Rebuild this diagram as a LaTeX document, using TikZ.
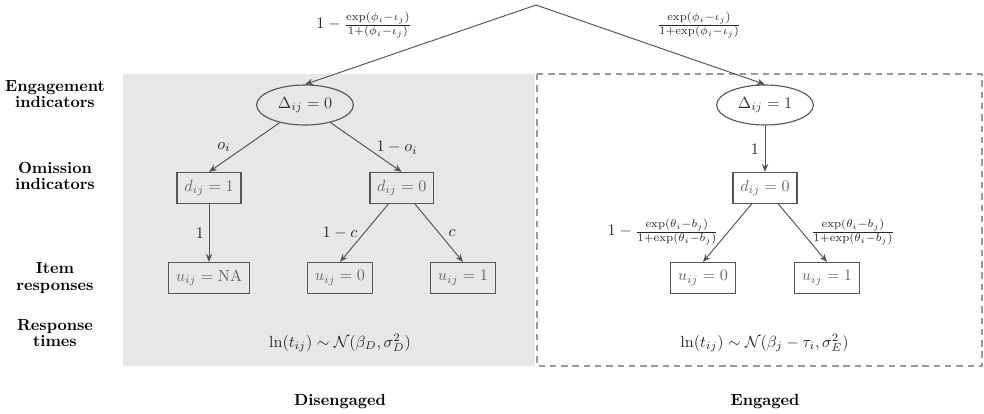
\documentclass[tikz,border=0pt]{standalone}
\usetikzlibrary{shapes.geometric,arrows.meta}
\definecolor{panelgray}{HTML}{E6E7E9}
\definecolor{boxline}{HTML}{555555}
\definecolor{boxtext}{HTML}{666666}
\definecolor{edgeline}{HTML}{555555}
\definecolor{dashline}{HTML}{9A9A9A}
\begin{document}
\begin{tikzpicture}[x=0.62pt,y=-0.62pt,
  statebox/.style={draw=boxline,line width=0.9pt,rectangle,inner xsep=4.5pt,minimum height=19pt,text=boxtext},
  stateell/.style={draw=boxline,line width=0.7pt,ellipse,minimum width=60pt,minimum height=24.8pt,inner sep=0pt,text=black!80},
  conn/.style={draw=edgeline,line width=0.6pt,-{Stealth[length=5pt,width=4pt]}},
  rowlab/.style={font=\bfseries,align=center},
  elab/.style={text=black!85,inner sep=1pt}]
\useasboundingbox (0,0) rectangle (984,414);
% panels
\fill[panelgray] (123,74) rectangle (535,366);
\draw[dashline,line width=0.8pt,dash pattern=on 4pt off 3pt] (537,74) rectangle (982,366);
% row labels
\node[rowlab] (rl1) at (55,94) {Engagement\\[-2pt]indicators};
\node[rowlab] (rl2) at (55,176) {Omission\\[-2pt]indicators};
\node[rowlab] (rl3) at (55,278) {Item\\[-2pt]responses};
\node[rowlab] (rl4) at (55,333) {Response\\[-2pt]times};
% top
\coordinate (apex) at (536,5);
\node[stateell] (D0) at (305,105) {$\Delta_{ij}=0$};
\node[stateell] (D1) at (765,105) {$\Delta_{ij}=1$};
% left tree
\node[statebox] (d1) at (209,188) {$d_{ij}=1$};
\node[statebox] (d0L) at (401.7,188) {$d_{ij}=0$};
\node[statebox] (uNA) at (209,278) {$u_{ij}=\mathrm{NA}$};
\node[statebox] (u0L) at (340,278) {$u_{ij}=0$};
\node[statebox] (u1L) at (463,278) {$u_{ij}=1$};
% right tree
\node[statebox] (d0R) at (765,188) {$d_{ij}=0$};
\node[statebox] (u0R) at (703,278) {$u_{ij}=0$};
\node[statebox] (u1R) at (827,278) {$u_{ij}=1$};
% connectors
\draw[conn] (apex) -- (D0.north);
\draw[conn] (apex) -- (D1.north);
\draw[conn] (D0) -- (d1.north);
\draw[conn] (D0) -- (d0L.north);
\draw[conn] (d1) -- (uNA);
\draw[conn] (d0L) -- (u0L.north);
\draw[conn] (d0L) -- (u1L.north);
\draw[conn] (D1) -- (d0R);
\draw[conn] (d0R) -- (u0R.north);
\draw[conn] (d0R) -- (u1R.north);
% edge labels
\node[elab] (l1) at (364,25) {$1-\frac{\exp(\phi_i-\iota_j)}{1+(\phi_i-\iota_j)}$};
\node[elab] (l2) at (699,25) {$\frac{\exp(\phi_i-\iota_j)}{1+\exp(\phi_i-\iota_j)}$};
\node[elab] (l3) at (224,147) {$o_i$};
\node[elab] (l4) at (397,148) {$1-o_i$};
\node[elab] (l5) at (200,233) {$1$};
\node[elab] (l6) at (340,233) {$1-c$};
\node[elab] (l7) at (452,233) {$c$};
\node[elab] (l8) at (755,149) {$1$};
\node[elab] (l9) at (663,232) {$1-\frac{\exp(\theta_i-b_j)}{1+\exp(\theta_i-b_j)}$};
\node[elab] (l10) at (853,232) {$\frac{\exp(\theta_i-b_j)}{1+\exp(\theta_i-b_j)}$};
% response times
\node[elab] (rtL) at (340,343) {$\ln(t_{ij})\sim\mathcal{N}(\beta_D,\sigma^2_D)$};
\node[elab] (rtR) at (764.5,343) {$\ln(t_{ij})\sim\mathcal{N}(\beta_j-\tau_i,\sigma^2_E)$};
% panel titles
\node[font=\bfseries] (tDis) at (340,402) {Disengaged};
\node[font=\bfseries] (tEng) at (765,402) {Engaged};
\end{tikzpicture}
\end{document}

============

§ **WORK TO DO**
Restate the entire listing word for word, excluding pictures.

§ **RESULT**
Rebuild this diagram as a LaTeX document, using TikZ.
\documentclass[tikz,border=0pt]{standalone}
\usetikzlibrary{shapes.geometric,arrows.meta}
\definecolor{panelgray}{HTML}{E6E7E9}
\definecolor{boxline}{HTML}{555555}
\definecolor{boxtext}{HTML}{666666}
\definecolor{edgeline}{HTML}{555555}
\definecolor{dashline}{HTML}{9A9A9A}
\begin{document}
\begin{tikzpicture}[x=0.62pt,y=-0.62pt,
  statebox/.style={draw=boxline,line width=0.9pt,rectangle,inner xsep=4.5pt,minimum height=19pt,text=boxtext},
  stateell/.style={draw=boxline,line width=0.7pt,ellipse,minimum width=60pt,minimum height=24.8pt,inner sep=0pt,text=black!80},
  conn/.style={draw=edgeline,line width=0.6pt,-{Stealth[length=5pt,width=4pt]}},
  rowlab/.style={font=\bfseries,align=center},
  elab/.style={text=black!85,inner sep=1pt}]
\useasboundingbox (0,0) rectangle (984,414);
% panels
\fill[panelgray] (123,74) rectangle (535,366);
\draw[dashline,line width=0.8pt,dash pattern=on 4pt off 3pt] (537,74) rectangle (982,366);
% row labels
\node[rowlab] (rl1) at (55,94) {Engagement\\[-2pt]indicators};
\node[rowlab] (rl2) at (55,176) {Omission\\[-2pt]indicators};
\node[rowlab] (rl3) at (55,278) {Item\\[-2pt]responses};
\node[rowlab] (rl4) at (55,333) {Response\\[-2pt]times};
% top
\coordinate (apex) at (536,5);
\node[stateell] (D0) at (305,105) {$\Delta_{ij}=0$};
\node[stateell] (D1) at (765,105) {$\Delta_{ij}=1$};
% left tree
\node[statebox] (d1) at (209,188) {$d_{ij}=1$};
\node[statebox] (d0L) at (401.7,188) {$d_{ij}=0$};
\node[statebox] (uNA) at (209,278) {$u_{ij}=\mathrm{NA}$};
\node[statebox] (u0L) at (340,278) {$u_{ij}=0$};
\node[statebox] (u1L) at (463,278) {$u_{ij}=1$};
% right tree
\node[statebox] (d0R) at (765,188) {$d_{ij}=0$};
\node[statebox] (u0R) at (703,278) {$u_{ij}=0$};
\node[statebox] (u1R) at (827,278) {$u_{ij}=1$};
% connectors
\draw[conn] (apex) -- (D0.north);
\draw[conn] (apex) -- (D1.north);
\draw[conn] (D0) -- (d1.north);
\draw[conn] (D0) -- (d0L.north);
\draw[conn] (d1) -- (uNA);
\draw[conn] (d0L) -- (u0L.north);
\draw[conn] (d0L) -- (u1L.north);
\draw[conn] (D1) -- (d0R);
\draw[conn] (d0R) -- (u0R.north);
\draw[conn] (d0R) -- (u1R.north);
% edge labels
\node[elab] (l1) at (364,25) {$1-\frac{\exp(\phi_i-\iota_j)}{1+(\phi_i-\iota_j)}$};
\node[elab] (l2) at (699,25) {$\frac{\exp(\phi_i-\iota_j)}{1+\exp(\phi_i-\iota_j)}$};
\node[elab] (l3) at (224,147) {$o_i$};
\node[elab] (l4) at (397,148) {$1-o_i$};
\node[elab] (l5) at (200,233) {$1$};
\node[elab] (l6) at (340,233) {$1-c$};
\node[elab] (l7) at (452,233) {$c$};
\node[elab] (l8) at (755,149) {$1$};
\node[elab] (l9) at (663,232) {$1-\frac{\exp(\theta_i-b_j)}{1+\exp(\theta_i-b_j)}$};
\node[elab] (l10) at (853,232) {$\frac{\exp(\theta_i-b_j)}{1+\exp(\theta_i-b_j)}$};
% response times
\node[elab] (rtL) at (340,343) {$\ln(t_{ij})\sim\mathcal{N}(\beta_D,\sigma^2_D)$};
\node[elab] (rtR) at (764.5,343) {$\ln(t_{ij})\sim\mathcal{N}(\beta_j-\tau_i,\sigma^2_E)$};
% panel titles
\node[font=\bfseries] (tDis) at (340,402) {Disengaged};
\node[font=\bfseries] (tEng) at (765,402) {Engaged};
\end{tikzpicture}
\end{document}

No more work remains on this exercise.